=== Required task ===
Begin at the top of the records below and return each line exactly through the line with "time_min = time_pre + time_post". Skip pictures.

=== Stored data ===
──────
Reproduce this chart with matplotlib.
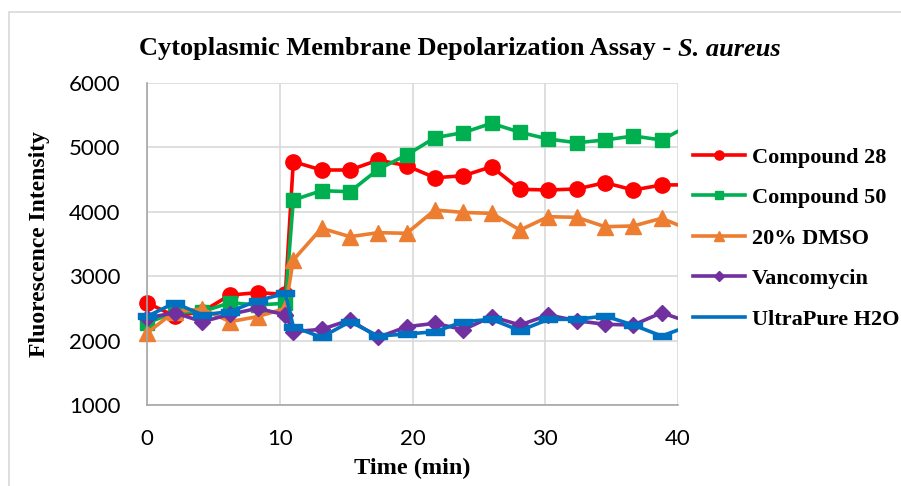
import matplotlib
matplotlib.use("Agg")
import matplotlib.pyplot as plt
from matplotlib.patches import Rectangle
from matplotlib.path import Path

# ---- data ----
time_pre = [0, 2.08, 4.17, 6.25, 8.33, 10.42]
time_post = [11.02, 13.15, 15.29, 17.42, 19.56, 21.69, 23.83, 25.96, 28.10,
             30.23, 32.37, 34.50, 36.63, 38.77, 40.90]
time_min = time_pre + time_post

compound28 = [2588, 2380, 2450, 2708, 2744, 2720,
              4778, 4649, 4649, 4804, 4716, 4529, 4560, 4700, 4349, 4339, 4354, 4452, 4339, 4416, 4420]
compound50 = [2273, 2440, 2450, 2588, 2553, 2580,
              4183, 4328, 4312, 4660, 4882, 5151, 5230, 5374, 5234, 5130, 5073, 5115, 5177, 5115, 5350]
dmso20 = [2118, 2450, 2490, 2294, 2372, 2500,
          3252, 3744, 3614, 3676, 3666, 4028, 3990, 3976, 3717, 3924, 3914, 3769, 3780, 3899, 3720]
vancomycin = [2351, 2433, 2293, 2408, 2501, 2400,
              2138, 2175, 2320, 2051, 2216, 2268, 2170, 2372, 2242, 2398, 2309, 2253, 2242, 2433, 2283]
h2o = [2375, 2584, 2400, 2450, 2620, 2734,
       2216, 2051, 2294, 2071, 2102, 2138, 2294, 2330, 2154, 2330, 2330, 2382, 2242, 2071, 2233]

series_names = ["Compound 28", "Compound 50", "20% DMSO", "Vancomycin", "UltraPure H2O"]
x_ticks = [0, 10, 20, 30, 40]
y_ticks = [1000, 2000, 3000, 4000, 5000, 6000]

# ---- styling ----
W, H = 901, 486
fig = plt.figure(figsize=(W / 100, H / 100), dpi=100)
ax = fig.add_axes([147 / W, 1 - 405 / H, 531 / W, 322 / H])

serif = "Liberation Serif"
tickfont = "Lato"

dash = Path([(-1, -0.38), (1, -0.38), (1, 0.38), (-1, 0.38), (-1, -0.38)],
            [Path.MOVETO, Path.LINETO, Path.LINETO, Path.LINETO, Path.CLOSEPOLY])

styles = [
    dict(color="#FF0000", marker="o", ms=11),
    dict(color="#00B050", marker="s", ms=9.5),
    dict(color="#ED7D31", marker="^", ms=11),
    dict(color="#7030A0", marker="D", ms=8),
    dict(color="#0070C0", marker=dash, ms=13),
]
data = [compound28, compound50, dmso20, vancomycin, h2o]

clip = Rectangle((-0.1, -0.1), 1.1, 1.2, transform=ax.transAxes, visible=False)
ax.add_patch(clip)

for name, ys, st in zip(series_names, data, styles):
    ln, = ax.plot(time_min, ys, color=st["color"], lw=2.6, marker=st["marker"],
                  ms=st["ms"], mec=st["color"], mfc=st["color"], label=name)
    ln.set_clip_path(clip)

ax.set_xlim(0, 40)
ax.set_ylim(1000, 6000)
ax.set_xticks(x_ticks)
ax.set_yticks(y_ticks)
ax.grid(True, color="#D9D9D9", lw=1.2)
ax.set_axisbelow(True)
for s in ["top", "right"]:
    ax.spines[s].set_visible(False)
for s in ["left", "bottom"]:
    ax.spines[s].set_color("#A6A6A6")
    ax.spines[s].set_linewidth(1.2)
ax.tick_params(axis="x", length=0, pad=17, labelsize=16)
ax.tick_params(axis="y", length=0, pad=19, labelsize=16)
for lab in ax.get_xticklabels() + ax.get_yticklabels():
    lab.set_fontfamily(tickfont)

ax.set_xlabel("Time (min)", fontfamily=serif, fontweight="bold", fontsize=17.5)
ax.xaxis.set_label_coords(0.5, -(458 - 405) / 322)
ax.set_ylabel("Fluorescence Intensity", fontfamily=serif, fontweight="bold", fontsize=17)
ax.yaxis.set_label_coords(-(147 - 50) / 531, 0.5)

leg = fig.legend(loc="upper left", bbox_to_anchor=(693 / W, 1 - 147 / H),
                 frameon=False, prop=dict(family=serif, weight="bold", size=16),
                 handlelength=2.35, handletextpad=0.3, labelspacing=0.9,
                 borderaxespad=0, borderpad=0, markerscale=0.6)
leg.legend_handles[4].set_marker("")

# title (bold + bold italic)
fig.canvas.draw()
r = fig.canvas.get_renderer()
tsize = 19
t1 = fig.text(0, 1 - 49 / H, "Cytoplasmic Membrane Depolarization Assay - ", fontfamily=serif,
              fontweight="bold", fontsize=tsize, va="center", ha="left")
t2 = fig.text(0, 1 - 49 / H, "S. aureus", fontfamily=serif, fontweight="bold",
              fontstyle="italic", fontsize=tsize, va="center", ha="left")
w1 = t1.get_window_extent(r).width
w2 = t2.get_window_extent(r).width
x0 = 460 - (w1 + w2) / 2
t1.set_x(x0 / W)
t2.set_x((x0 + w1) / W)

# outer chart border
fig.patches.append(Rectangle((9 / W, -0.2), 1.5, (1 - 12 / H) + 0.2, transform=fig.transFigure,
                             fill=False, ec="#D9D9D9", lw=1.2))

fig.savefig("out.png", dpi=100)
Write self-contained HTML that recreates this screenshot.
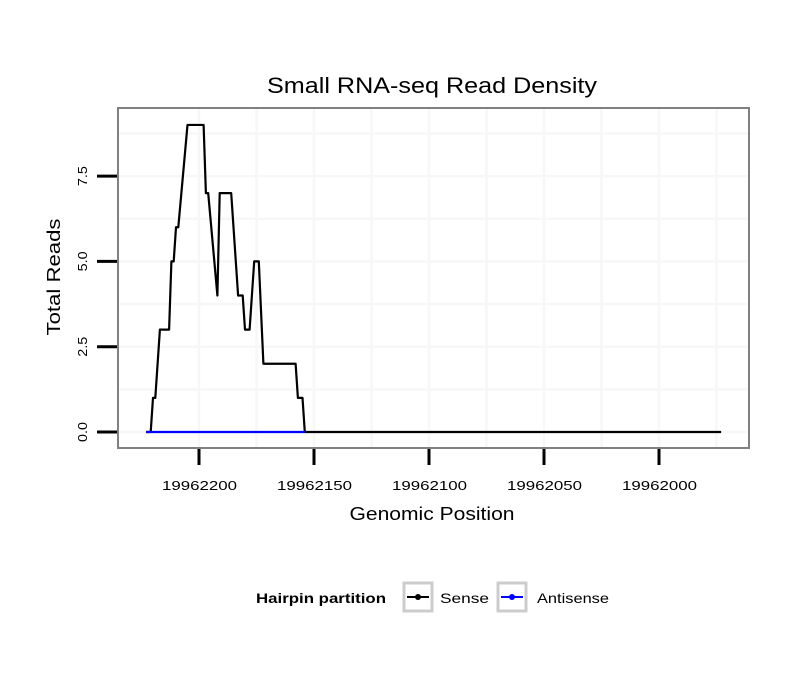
──────
=== Exercise output ===
Reproduce this chart with matplotlib.
import matplotlib
matplotlib.use("Agg")
import matplotlib.pyplot as plt
from matplotlib.patches import Rectangle
from matplotlib.path import Path

# ---- data ----
time_pre = [0, 2.08, 4.17, 6.25, 8.33, 10.42]
time_post = [11.02, 13.15, 15.29, 17.42, 19.56, 21.69, 23.83, 25.96, 28.10,
             30.23, 32.37, 34.50, 36.63, 38.77, 40.90]
time_min = time_pre + time_post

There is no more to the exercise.